Blog Post #2, question 2.
What is Reed's argument about why music was so important to the Civil Rights movement? What are some of the specific roles it played in the movement? How does this relate or compare to your own experiences of the role of music in everyday life, or the relation of music to politics?
Reed explains in detail the purpose and effects of the strong influence of music during the Civil Rights movement. The role of music had many uses and purposes according to Reed, but in my opinion from the reading it was developed by the afro-american community to counter the oppresion of the racist society. In one form I believe that upon enduring centuries of slavery a culture of resistance developed where one of the many practices(against slavery) developed which included the use of music as a powerful tool. This was a strong factor in countering the torment of suffering slavery. Perhaps orginally used to communicate in code, but also to motivate, uplift the spirits of the many who had relatively few other options to counter face or oppose thier oppresors. As detailed in the chapter " Singing Civil rights", The Chirstian religion was a very dominant force in organizing, developing and leading the Civil Rights movement and upon reaching the 1950's the role of singing effectively evolved and was in use as a tool for the movement. Youth movements as well as older conservative movements for "Freedom" applied the use of music to overcome fear, express solidarity and communicate a message. most notable during protests, the communal chanting and singing of thier message reflects much of what can be seen in media to this day; almost anyone who watches a documentary on the Civil Rights movement can recognise a gathering most associated with singing songs of peace, freedom, and racial equality.
I believe music is a powerful force in humanity because it influences behavior. Whether your a mother singing a lluaby to sleeping child or a boxer listening to the rocky theme before a fight, the power of music will always have a role and use in everyday life. Today you can hear politicians attempt to win a following by using music as a tool; in thier political campaigns they choose the audience and a favorable song to address the setting, trying to create some kind of commonality with thier target, as if they really represent them and share simlarities, I only know that my favorite presidents are dead presidents in my wallet.
Blog post #1, question 1.
In his essay "The Negro Artist and the Racial Mountain," poet Langston Hughes talks about the challenges faced by Black artists. What does he see as the main challenges? Then look at the selection of poems from the Harlem Renassaince from your packet. What connections do you see between Hughes' essays and these poems?

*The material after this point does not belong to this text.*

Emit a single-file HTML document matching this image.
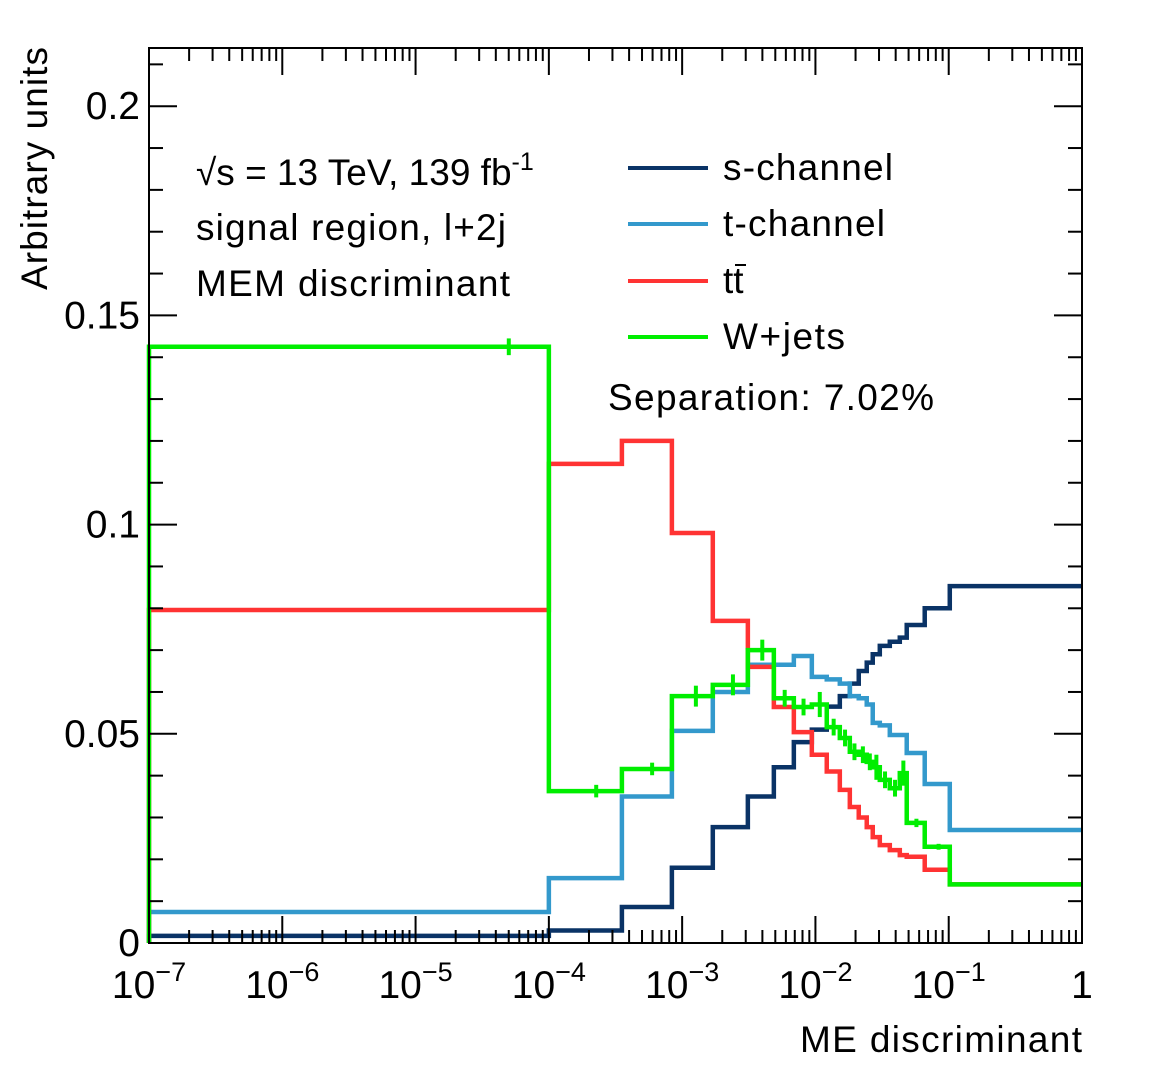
<!DOCTYPE html>
<html><head><meta charset="utf-8"><style>
body{margin:0;background:#fff}
svg{display:block;font-family:"Liberation Sans",sans-serif}
</style></head><body>
<svg id="chart" width="1152" height="1078" viewBox="0 0 1152 1078">
<rect width="1152" height="1078" fill="#fff"/>
<g id="plot"></g>
<g id="axes"></g>
<g id="legend">
<text x="196" y="185" font-size="37">√s = 13 TeV, 139 fb<tspan dy="-15" font-size="25">-1</tspan></text>
<text x="196" y="240" font-size="37" textLength="310">signal region, l+2j</text>
<text x="196" y="296" font-size="37" textLength="314">MEM discriminant</text>
<g><line x1="628" y1="168" x2="708" y2="168" stroke="#0a3366" stroke-width="4"/><text x="723" y="180" font-size="37" textLength="170">s-channel</text></g>
<g><line x1="628" y1="224" x2="708" y2="224" stroke="#3399cc" stroke-width="4"/><text x="723" y="236" font-size="37" textLength="162">t-channel</text></g>
<g><line x1="628" y1="281" x2="708" y2="281" stroke="#ff3333" stroke-width="4"/><text x="723" y="293" font-size="37">tt</text><line x1="735" y1="265" x2="746" y2="265" stroke="#000" stroke-width="2"/></g>
<g><line x1="628" y1="337" x2="708" y2="337" stroke="#00ee00" stroke-width="4"/><text x="723" y="349" font-size="37" textLength="122">W+jets</text></g>
<text x="608" y="410" font-size="37" textLength="326">Separation: 7.02%</text>
</g>
<text x="800" y="1052" font-size="37" textLength="282">ME discriminant</text>
<text transform="translate(47,290) rotate(-90)" font-size="37" textLength="243">Arbitrary units</text>
</svg>
<script>
const edgesLog = [-7,-4,-3.452,-3.077,-2.77,-2.507,-2.312,-2.162,-2.027,-1.915,-1.817,-1.742,-1.675,-1.615,-1.57,-1.517,-1.442,-1.367,-1.315,-1.18,-0.992,0];
const sChannel = [0.0017,0.003,0.0086,0.018,0.0277,0.035,0.042,0.048,0.051,0.0565,0.059,0.062,0.065,0.067,0.069,0.071,0.072,0.073,0.076,0.080,0.0853];
const tChannel = [0.0074,0.0155,0.035,0.0507,0.060,0.0665,0.0665,0.0686,0.0636,0.063,0.062,0.059,0.0585,0.057,0.0526,0.052,0.0497,0.0497,0.0454,0.038,0.027];
const ttbar = [0.0796,0.1145,0.12,0.098,0.077,0.066,0.0564,0.0504,0.045,0.041,0.0366,0.0325,0.030,0.0277,0.0253,0.0234,0.0222,0.021,0.0206,0.0175,0.014];
const wjets = [0.1425,0.0363,0.0416,0.059,0.0617,0.070,0.0585,0.0564,0.057,0.0516,0.049,0.0457,0.045,0.0433,0.042,0.039,0.037,0.0406,0.0287,0.023,0.014];
const wjetsErr = [0.002,0.0015,0.0015,0.0025,0.0025,0.0025,0.002,0.002,0.003,0.002,0.002,0.002,0.002,0.002,0.003,0.002,0.002,0.003,0.001,0.0007,0.0003];
const xMajorLabels = ["10","10","10","10","10","10","10","1"];
const xMajorExps = ["−7","−6","−5","−4","−3","−2","−1",""];
const yTickVals = [0,0.05,0.1,0.15,0.2];
const yTickLabels = ["0","0.05","0.1","0.15","0.2"];

const X0=149,X1=1082,Y0=943,YT=48;
const xs = l => X0 + (l+7)*(X1-X0)/7;
const ys = v => Y0 - v*4184;
const NS="http://www.w3.org/2000/svg";
function mk(tag,attrs,parent){const e=document.createElementNS(NS,tag);for(const k in attrs)e.setAttribute(k,attrs[k]);parent.appendChild(e);return e;}
const plot=document.getElementById('plot'), axes=document.getElementById('axes');

function hist(vals,color,name){
  let d=`M${xs(edgesLog[0])},${ys(0)}`;
  vals.forEach((v,i)=>{d+=` L${xs(edgesLog[i])},${ys(v)} L${xs(edgesLog[i+1])},${ys(v)}`;});
  const p=mk('path',{d:d,fill:'none',stroke:color,'stroke-width':4.5},plot);
  
  
}
hist(sChannel,'#0a3366','s-channel-histogram');
hist(tChannel,'#3399cc','t-channel-histogram');
hist(ttbar,'#ff3333','ttbar-histogram');
hist(wjets,'#00ee00','wjets-histogram');
wjets.forEach((v,i)=>{
  const c=Math.log10((Math.pow(10,edgesLog[i])+Math.pow(10,edgesLog[i+1]))/2);
  const x=xs(c);
  const l=mk('line',{x1:x,x2:x,y1:ys(v-wjetsErr[i]),y2:ys(v+wjetsErr[i]),stroke:'#00ee00','stroke-width':4},plot);
  
  
});

const fr=mk('rect',{x:X0,y:YT,width:X1-X0,height:Y0-YT,fill:'none',stroke:'#000','stroke-width':2},axes);


for(let d=-7;d<=0;d++){
  const x=xs(d);
  mk('line',{x1:x,x2:x,y1:Y0,y2:Y0-27,stroke:'#000','stroke-width':2},axes);
  mk('line',{x1:x,x2:x,y1:YT,y2:YT+27,stroke:'#000','stroke-width':2},axes);
  const t=mk('text',{x:x,y:998,'font-size':39,'text-anchor':'middle'},axes);
  
  
  t.textContent=xMajorLabels[d+7];
  if(xMajorExps[d+7]){const s=mk('tspan',{dy:-17,'font-size':27},t);s.textContent=xMajorExps[d+7];}
  if(d<0) for(let m=2;m<=9;m++){const xm=xs(d+Math.log10(m));
    mk('line',{x1:xm,x2:xm,y1:Y0,y2:Y0-13,stroke:'#000','stroke-width':2},axes);
    mk('line',{x1:xm,x2:xm,y1:YT,y2:YT+13,stroke:'#000','stroke-width':2},axes);}
}
for(let k=0;k<=21;k++){
  const v=k*0.01, y=ys(v), maj=(k%5===0), len=maj?28:14;
  mk('line',{x1:X0,x2:X0+len,y1:y,y2:y,stroke:'#000','stroke-width':2},axes);
  mk('line',{x1:X1,x2:X1-len,y1:y,y2:y,stroke:'#000','stroke-width':2},axes);
}
yTickVals.forEach((v,i)=>{
  const t=mk('text',{x:140,y:ys(v)+13,'font-size':39,'text-anchor':'end'},axes);
  t.textContent=yTickLabels[i];
  
  
});
</script>
</body></html>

Langston Hughes mentions in his essay a "mountain" that represents challenges for black artists. In this passage Langston hughes describes in hiw own words what the challenge represents. "...the mountain standing in the way of any true Negro art in America—this urge within the race toward whiteness, the desire to pour racial individuality into the mold of American standardization, and to be as little Negro and as much American as possible." During this era in the 1920's the Jim Crow laws were influential in the south and nationwide/worldwide racism was very abundant and openly expressed as well, hence in my prespective Langston hughes very much openly expresses this social reality in his works; where dominant societies were influenced by racist white ethnocentrsim. In reality for black artist during the 20's I believe mainstream america at the time was a very challenging place for a non-white to be accepted. Even presently, dominant status quo of white society still provides a challenge for non-whites in many aspects economically and socially, as is commonly seen throughout the United States despite the racial and ethnic demograhic changes taking place. For example, there are very few racially/ethnically integrated communities existing as opposed to seeing the common racially/ethnically separated communities, proving intergration is a long way off. I dont believe a large mainstream utopian society is possible in my lifetime, but the idea is nice.